German Renewables

2 August 2003

The Ontario government claims it has solid plans for encouraging people to generate electricity from renewable energy.

Unfortunately, the plans won’t work for the bulk of Ontario’s population — all those people who could produce green electricity on a small scale. And this is a tragedy because, judging by what’s happening in Germany, they could increase Ontario’s supply of electricity by 3 to 4 per cent within ten years.

That’s a lot of electricity. During times of peak demand in the summer, it could be twice as much as Ontario Power Generation will get from the nuclear reactor currently under a $2.5-billion repair job at the Pickering A station.

The reason the government’s plan won’t work for small-scale producers is simple: It’s not designed for them. It’s designed for corporations and for large projects.

There’s nothing in this plan, so far, to ensure a reasonable return on investment for developing small scale green electricity. As a result, banks are not going to lend money for small projects, unless they get full security — mortgages on homes or farms, pledging of stocks and bonds, or co-signing by debt-free parents.

Not many people will participate in these circumstances.

The government has promised incentives, but they’re incentives tailored for corporations and large projects. They include capital tax holidays, rebates on building materials, corporate tax writeoffs, tax rebates, property tax holidays, and capital tax exemptions.

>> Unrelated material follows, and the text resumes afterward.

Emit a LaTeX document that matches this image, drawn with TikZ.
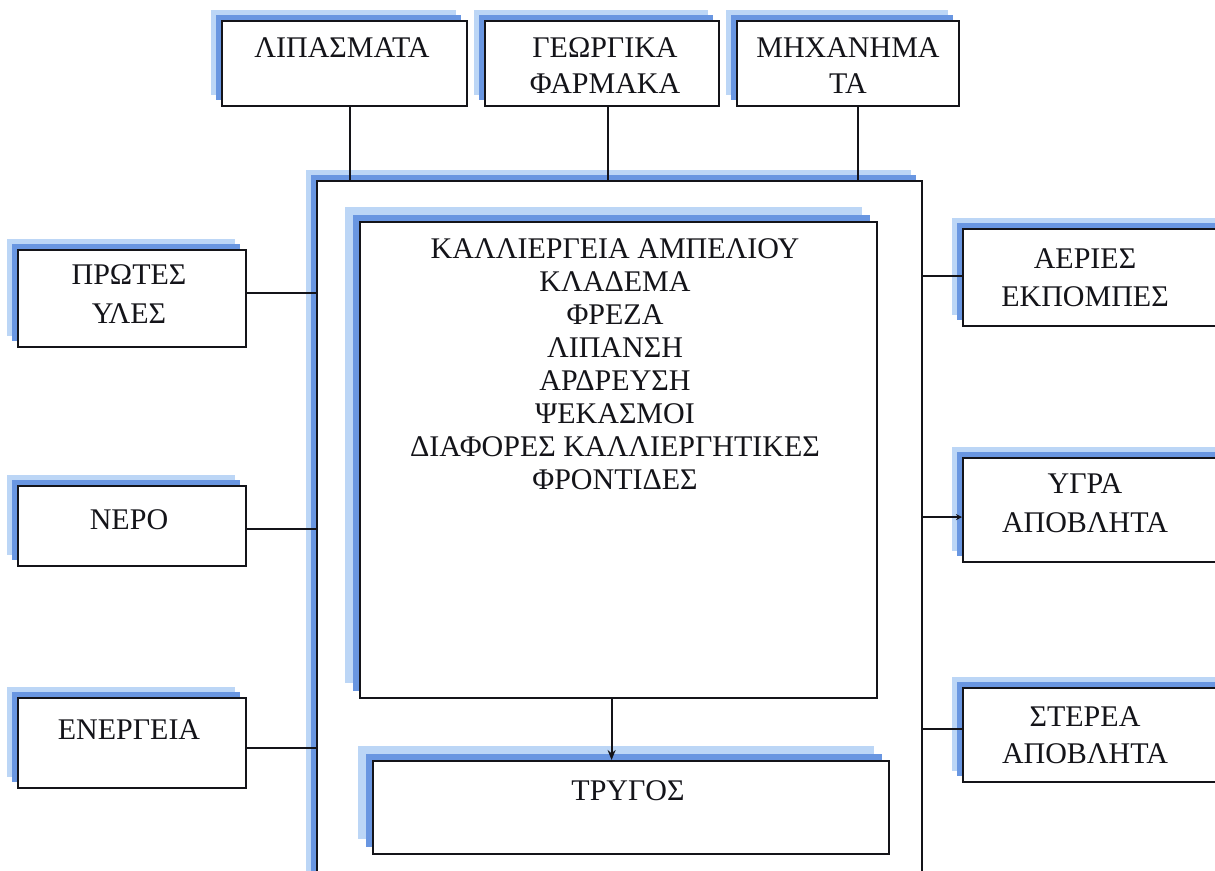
\documentclass[tikz,border=0pt]{standalone}
\usepackage{fontspec}
\setmainfont{Liberation Serif}
\usetikzlibrary{shadows,arrows.meta}
\definecolor{shDark}{RGB}{105,150,225}
\definecolor{shLight}{RGB}{188,214,246}
\definecolor{ink}{RGB}{20,20,25}
\tikzset{
  glow/.style={
    general shadow={fill=shLight,shadow xshift=-11pt,shadow yshift=11pt},
    general shadow={fill=shDark,shadow xshift=-6pt,shadow yshift=6pt}},
  bigglow/.style={
    general shadow={fill=shLight,shadow xshift=-15pt,shadow yshift=15pt},
    general shadow={fill=shDark,shadow xshift=-7pt,shadow yshift=7pt}},
  blk/.style={draw=ink,line width=2.2pt,fill=white,inner sep=0pt,
    anchor=north west},
  txt/.style={text=ink,align=center,inner sep=0pt,anchor=north,
    font=\fontsize{30}{#1}\selectfont},
  txt/.default=37,
  conn/.style={draw=ink,line width=2.2pt},
}
\begin{document}
\begin{tikzpicture}[x=1pt,y=-1pt]
\useasboundingbox (0,0) rectangle (1215,870);
\clip (0,0) rectangle (1215,870);
\fill[white] (0,0) rectangle (1215,870);

% main frame (its lower edge runs past the page)
\node[blk,glow,minimum width=605pt,minimum height=740pt] (frame) at (316,180) {};

% input boxes on top
\node[blk,glow,minimum width=245pt,minimum height=85pt] (lip)  at (221,20) {};
\node[blk,glow,minimum width=234pt,minimum height=85pt] (geo)  at (484,20) {};
\node[blk,glow,minimum width=222pt,minimum height=85pt] (mech) at (736,20) {};

% input boxes on the left
\node[blk,glow,minimum width=228pt,minimum height=97pt] (prot) at (17,249) {};
\node[blk,glow,minimum width=228pt,minimum height=80pt] (nero) at (17,485) {};
\node[blk,glow,minimum width=228pt,minimum height=90pt] (ener) at (17,697) {};

% output boxes on the right
\node[blk,glow,minimum width=270pt,minimum height=97pt]  (aer)  at (962,228) {};
\node[blk,glow,minimum width=270pt,minimum height=104pt] (ygra) at (962,457) {};
\node[blk,glow,minimum width=270pt,minimum height=94pt]  (ster) at (962,687) {};

% process boxes inside the frame
\node[blk,bigglow,minimum width=517pt,minimum height=476pt] (kal)  at (359,221) {};
\node[blk,bigglow,minimum width=516pt,minimum height=93pt]  (tryg) at (372,760) {};

% labels
\node[txt] (tlip)  at (342,37)  {ΛΙΠΑΣΜΑΤΑ};
\node[txt=36] (tgeo) at (605,37) {ΓΕΩΡΓΙΚΑ\\ΦΑΡΜΑΚΑ};
\node[txt=36] (tmech) at (848,37) {ΜΗΧΑΝΗΜΑ\\ΤΑ};
\node[txt=39] (tprot) at (129,264) {ΠΡΩΤΕΣ\\ΥΛΕΣ};
\node[txt] (tnero) at (129,509) {ΝΕΡΟ};
\node[txt] (tener) at (129,719) {ΕΝΕΡΓΕΙΑ};
\node[txt=38] (taer)  at (1085,248) {ΑΕΡΙΕΣ\\ΕΚΠΟΜΠΕΣ};
\node[txt=39] (tygra) at (1085,473) {ΥΓΡΑ\\ΑΠΟΒΛΗΤΑ};
\node[txt=37] (tster) at (1085,706) {ΣΤΕΡΕΑ\\ΑΠΟΒΛΗΤΑ};
\node[txt=33] (tkal) at (615,238) {ΚΑΛΛΙΕΡΓΕΙΑ ΑΜΠΕΛΙΟΥ\\ΚΛΑΔΕΜΑ\\ΦΡΕΖΑ\\ΛΙΠΑΝΣΗ\\ΑΡΔΡΕΥΣΗ\\ΨΕΚΑΣΜΟΙ\\ΔΙΑΦΟΡΕΣ ΚΑΛΛΙΕΡΓΗΤΙΚΕΣ\\ΦΡΟΝΤΙΔΕΣ};
\node[txt] (ttryg) at (628,780) {ΤΡΥΓΟΣ};

% connectors from the top inputs
\draw[conn] ([xshift=5pt]lip.south)  -- ([xshift=5pt]lip.south |- frame.north);
\draw[conn] ([xshift=6pt]geo.south)  -- ([xshift=6pt]geo.south |- frame.north);
\draw[conn] ([xshift=10pt]mech.south) -- ([xshift=10pt]mech.south |- frame.north);

% connectors from the left inputs
\draw[conn] ([yshift=5.5pt]prot.east) -- ([yshift=5.5pt]prot.east -| frame.west);
\draw[conn] ([yshift=-3pt]nero.east)  -- ([yshift=-3pt]nero.east -| frame.west);
\draw[conn] ([yshift=-5pt]ener.east)  -- ([yshift=-5pt]ener.east -| frame.west);

% connectors to the right outputs
\draw[conn] ([yshift=1.5pt]aer.west -| frame.east) -- ([yshift=1.5pt]aer.west);
\draw[conn,-{Stealth[length=6pt,width=6pt]}] ([yshift=-7pt]ygra.west -| frame.east) -- ([yshift=-7pt]ygra.west);
\draw[conn] ([yshift=6pt]ster.west -| frame.east) -- ([yshift=6pt]ster.west);

% cultivation leads to harvest
\draw[conn,-{Stealth[length=10pt,width=8pt]}] ([xshift=-7pt]kal.south) -- ([xshift=-7pt]kal.south |- tryg.north);
\end{tikzpicture}
\end{document}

Small scale producers won’t be able to make use of most of them.

The German federal government has taken a different tack. It has created  an attractive investment climate for small scale producers by requiring distributors to pay them prices that will guarantee they’ll recover their investments in less than 10 years.

In other words, German policy guarantees a favourable return on investment, and encourages banks to lend money.

Queen’s Park should pay attention to what Germany is doing, because there’s a lot at stake. The province stands at the brink of brownouts. Or worse. The Independent Electricity Market Operator, the government’s watchdog, declared last March, that if there were no unexpected power stoppages, and if all the planned projects for increasing generating capacity went ahead, and if they were completed on time, Ontario could get through the next ten years without a crisis.

These are pretty big « ifs. »

The province needs — I think it desperately needs — the cushion that small scale green electricity could supply.

Farmers, for instance, could add about 260 megawatts of electrical capacity — almost one per cent of the province’s total capacity —  by installing biodigesters that would turn manure into methane gas and high-grade fertilizer. The methane would fuel electricity generators. AS an added benefit, disposing of manure this way would protect ground water.

However, farmers would need to be guaranteed a price of at least 12 cents a kilowatt hour for their electricity, so they could raise the money for installation.

If the province were to create this kind of investment climate, it could mean the saving of the family farm. Farmers could generate all the electricity they’d need, thus saving on expenses, and export about the same amount of electricity for what would be regular income.

Similar cases can be made for creating an investment climate in Ontario for solar power, wind power, and small scale hydro generation.

In Germany, a four-year program to encourage installation of photovoltaics to capture solar energy ended in June with 300 megawatts of installed capacity. In Ontario, a similar initiative would add another one per cent to the province’s total capacity.

As the German government says, it is putting small scale producers of green electricity on an equal footing. Ontario should do the same.